VENISE82-BUCAREST84
VENISE:
Voyage à Venise en 1982, 3 semaines à errer dans les rues, les canaux,
les sottoportegos, visites aux iles de la lagune, bains de mer au Lido
et festival du film à la Mostra, images à la sauvette, instantanés,
scènes de rues dans l'ambiance estivale ...
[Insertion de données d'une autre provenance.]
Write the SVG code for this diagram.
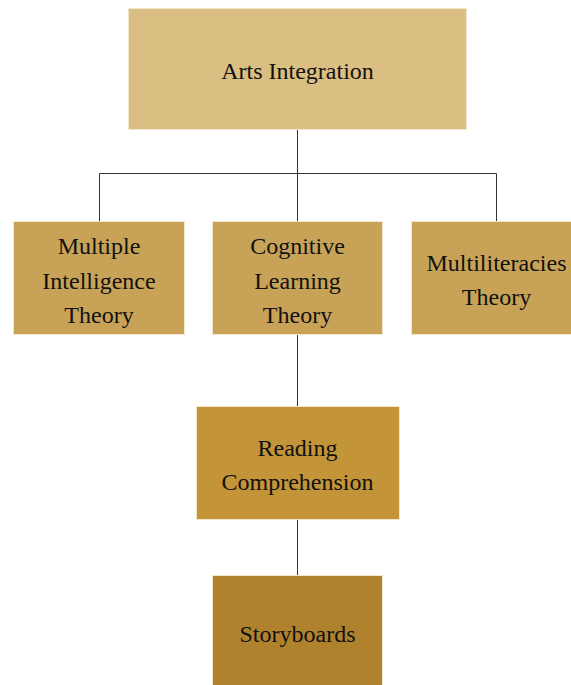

BUCAREST/ROUMANIE: Dès mon arrivée en 84, je parcours Bucarest en tout sens,
photos à la sauvette dans la foule, sans viser, sans cadrer, pour prendre l'air
du pays; les jours suivants, j'erre à travers la ville sans but précis
cherchant "l'instant décisif", les scènes pittoresques, les
attitudes, les paysages urbains, les vieilles voitures, les nuits dans des rues
aux éclairages parcimonieux, puis une escapade en Transylvanie en Dacia noire
avec guide et chauffeur sur les traces de Dracula, châteaux, musées, monastères,
et petits villages. Un grand moment de contrainte: la manifestation du premier
mai, les gens encadrés par la Securitate et parqués par entreprise, école ou
quartier, et la limousine noire de Céausescu passant au milieu d'eux; un grand
moment de liberté: la messe de Pâques tolérée par l'état où chacun brandissait
sa bougie allumée en signe de ralliement et de contestation. Mais partout des
regards soupçonneux et crispés devant l'appareil photo. Le photographe roumain qui m'accompagne
engage la
conversation avec les derniers habitants, plutôt
réservés et méfiants, ce qui
me permet d'intervenir plus discrètement.Un jour, par un matin gris, je visite un chantier
énorme en plein centre ville, un hôpital coupé en deux, une église déplacée sur
roulettes, des maisons détruites: le futur palais du "Génie des
Carpathes"; des enfants qui jouent dans les gravas, un déménagement sur le
trottoir, une petite vieille qui me poursuit avec inquiétude en demandant si je
suis de la police, quelques rares passants…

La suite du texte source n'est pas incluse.